What the exercise asks: Will you quote precisely the lines that run from the top of the material below to the line containing "Meeting or Exceeding", both ends included?

--- START OF Provided material ---

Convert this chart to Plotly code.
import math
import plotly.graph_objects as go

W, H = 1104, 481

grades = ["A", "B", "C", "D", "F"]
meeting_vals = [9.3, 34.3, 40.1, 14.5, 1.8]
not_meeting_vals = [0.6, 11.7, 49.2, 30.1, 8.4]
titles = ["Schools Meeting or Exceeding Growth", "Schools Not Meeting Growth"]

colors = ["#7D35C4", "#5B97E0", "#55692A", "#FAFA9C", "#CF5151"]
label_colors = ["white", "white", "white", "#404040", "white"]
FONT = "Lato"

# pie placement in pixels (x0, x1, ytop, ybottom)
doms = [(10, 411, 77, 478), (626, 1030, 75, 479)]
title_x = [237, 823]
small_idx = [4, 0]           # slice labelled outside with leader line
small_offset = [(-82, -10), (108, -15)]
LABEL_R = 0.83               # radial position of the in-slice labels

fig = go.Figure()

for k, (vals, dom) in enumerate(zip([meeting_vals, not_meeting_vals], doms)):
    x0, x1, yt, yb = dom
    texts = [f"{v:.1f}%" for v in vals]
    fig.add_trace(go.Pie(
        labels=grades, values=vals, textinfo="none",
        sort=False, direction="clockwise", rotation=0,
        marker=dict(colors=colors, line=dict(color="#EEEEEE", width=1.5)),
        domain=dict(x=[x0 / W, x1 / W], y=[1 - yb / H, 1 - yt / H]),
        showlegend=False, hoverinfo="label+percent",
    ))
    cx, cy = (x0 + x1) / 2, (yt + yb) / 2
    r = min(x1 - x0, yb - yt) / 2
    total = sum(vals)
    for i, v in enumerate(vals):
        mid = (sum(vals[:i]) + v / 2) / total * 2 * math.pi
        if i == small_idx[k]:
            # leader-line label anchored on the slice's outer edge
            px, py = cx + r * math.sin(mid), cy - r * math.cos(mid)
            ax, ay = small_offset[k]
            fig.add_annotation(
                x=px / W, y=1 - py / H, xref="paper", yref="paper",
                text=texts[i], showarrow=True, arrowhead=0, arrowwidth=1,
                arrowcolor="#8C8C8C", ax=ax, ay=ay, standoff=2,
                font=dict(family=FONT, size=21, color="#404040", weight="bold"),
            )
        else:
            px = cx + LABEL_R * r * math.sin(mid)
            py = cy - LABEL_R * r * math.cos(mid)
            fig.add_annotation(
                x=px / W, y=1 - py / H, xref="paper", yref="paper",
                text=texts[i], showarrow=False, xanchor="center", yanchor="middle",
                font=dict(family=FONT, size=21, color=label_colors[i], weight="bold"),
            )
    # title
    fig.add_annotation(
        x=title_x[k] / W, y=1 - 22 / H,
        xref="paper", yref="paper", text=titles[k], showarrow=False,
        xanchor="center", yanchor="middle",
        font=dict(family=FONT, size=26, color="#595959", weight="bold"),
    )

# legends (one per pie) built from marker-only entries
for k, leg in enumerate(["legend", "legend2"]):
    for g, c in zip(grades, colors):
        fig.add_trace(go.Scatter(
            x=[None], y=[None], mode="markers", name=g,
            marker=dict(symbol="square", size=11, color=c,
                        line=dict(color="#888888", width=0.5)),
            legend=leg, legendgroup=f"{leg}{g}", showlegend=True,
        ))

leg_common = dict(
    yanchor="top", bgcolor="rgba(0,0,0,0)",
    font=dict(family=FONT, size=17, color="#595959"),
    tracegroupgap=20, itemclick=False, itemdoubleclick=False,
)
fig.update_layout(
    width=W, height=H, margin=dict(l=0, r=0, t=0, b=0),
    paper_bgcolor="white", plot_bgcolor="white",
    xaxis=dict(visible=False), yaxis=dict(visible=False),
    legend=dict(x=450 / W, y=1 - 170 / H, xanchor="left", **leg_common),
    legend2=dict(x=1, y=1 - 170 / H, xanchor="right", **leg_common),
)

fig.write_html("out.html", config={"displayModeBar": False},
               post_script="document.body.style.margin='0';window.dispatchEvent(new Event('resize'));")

--- END OF Provided material ---

Expected answer:
Convert this chart to Plotly code.
import math
import plotly.graph_objects as go

W, H = 1104, 481

grades = ["A", "B", "C", "D", "F"]
meeting_vals = [9.3, 34.3, 40.1, 14.5, 1.8]
not_meeting_vals = [0.6, 11.7, 49.2, 30.1, 8.4]
titles = ["Schools Meeting or Exceeding Growth", "Schools Not Meeting Growth"]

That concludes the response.